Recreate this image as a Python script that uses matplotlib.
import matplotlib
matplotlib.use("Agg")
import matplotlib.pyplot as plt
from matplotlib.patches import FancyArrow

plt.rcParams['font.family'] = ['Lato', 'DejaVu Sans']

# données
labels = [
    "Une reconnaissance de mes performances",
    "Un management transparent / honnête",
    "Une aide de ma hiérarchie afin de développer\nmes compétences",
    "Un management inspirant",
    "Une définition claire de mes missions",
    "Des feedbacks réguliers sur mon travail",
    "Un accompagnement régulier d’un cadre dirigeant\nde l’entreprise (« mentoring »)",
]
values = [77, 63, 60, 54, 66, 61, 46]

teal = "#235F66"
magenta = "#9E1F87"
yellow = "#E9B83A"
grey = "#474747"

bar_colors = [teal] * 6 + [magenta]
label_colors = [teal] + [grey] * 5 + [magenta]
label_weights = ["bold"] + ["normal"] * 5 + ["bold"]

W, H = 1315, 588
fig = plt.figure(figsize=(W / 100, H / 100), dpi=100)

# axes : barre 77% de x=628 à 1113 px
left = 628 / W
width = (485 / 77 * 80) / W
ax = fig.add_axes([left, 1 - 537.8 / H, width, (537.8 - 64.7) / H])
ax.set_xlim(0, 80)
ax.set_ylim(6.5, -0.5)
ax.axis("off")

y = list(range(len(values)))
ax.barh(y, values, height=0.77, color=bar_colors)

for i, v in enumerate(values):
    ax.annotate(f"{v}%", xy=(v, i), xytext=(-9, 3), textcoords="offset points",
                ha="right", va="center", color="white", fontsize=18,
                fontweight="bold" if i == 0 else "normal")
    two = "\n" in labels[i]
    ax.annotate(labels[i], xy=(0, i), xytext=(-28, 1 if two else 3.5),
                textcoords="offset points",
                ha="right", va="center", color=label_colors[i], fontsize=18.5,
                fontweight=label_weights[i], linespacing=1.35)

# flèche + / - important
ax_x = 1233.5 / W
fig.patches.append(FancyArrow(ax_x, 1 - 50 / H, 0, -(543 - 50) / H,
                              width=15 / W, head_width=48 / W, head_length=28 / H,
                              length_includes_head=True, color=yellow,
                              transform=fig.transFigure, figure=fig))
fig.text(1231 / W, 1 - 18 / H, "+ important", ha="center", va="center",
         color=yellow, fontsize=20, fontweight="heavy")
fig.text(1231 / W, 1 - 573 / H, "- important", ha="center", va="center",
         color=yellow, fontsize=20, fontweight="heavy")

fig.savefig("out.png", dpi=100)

▶ **Objective**
Please repeat the listing above in full and exactly.

▶ **Task answer**
Recreate this image as a Python script that uses matplotlib.
import matplotlib
matplotlib.use("Agg")
import matplotlib.pyplot as plt
from matplotlib.patches import FancyArrow

plt.rcParams['font.family'] = ['Lato', 'DejaVu Sans']

# données
labels = [
    "Une reconnaissance de mes performances",
    "Un management transparent / honnête",
    "Une aide de ma hiérarchie afin de développer\nmes compétences",
    "Un management inspirant",
    "Une définition claire de mes missions",
    "Des feedbacks réguliers sur mon travail",
    "Un accompagnement régulier d’un cadre dirigeant\nde l’entreprise (« mentoring »)",
]
values = [77, 63, 60, 54, 66, 61, 46]

teal = "#235F66"
magenta = "#9E1F87"
yellow = "#E9B83A"
grey = "#474747"

bar_colors = [teal] * 6 + [magenta]
label_colors = [teal] + [grey] * 5 + [magenta]
label_weights = ["bold"] + ["normal"] * 5 + ["bold"]

W, H = 1315, 588
fig = plt.figure(figsize=(W / 100, H / 100), dpi=100)

# axes : barre 77% de x=628 à 1113 px
left = 628 / W
width = (485 / 77 * 80) / W
ax = fig.add_axes([left, 1 - 537.8 / H, width, (537.8 - 64.7) / H])
ax.set_xlim(0, 80)
ax.set_ylim(6.5, -0.5)
ax.axis("off")

y = list(range(len(values)))
ax.barh(y, values, height=0.77, color=bar_colors)

for i, v in enumerate(values):
    ax.annotate(f"{v}%", xy=(v, i), xytext=(-9, 3), textcoords="offset points",
                ha="right", va="center", color="white", fontsize=18,
                fontweight="bold" if i == 0 else "normal")
    two = "\n" in labels[i]
    ax.annotate(labels[i], xy=(0, i), xytext=(-28, 1 if two else 3.5),
                textcoords="offset points",
                ha="right", va="center", color=label_colors[i], fontsize=18.5,
                fontweight=label_weights[i], linespacing=1.35)

# flèche + / - important
ax_x = 1233.5 / W
fig.patches.append(FancyArrow(ax_x, 1 - 50 / H, 0, -(543 - 50) / H,
                              width=15 / W, head_width=48 / W, head_length=28 / H,
                              length_includes_head=True, color=yellow,
                              transform=fig.transFigure, figure=fig))
fig.text(1231 / W, 1 - 18 / H, "+ important", ha="center", va="center",
         color=yellow, fontsize=20, fontweight="heavy")
fig.text(1231 / W, 1 - 573 / H, "- important", ha="center", va="center",
         color=yellow, fontsize=20, fontweight="heavy")

fig.savefig("out.png", dpi=100)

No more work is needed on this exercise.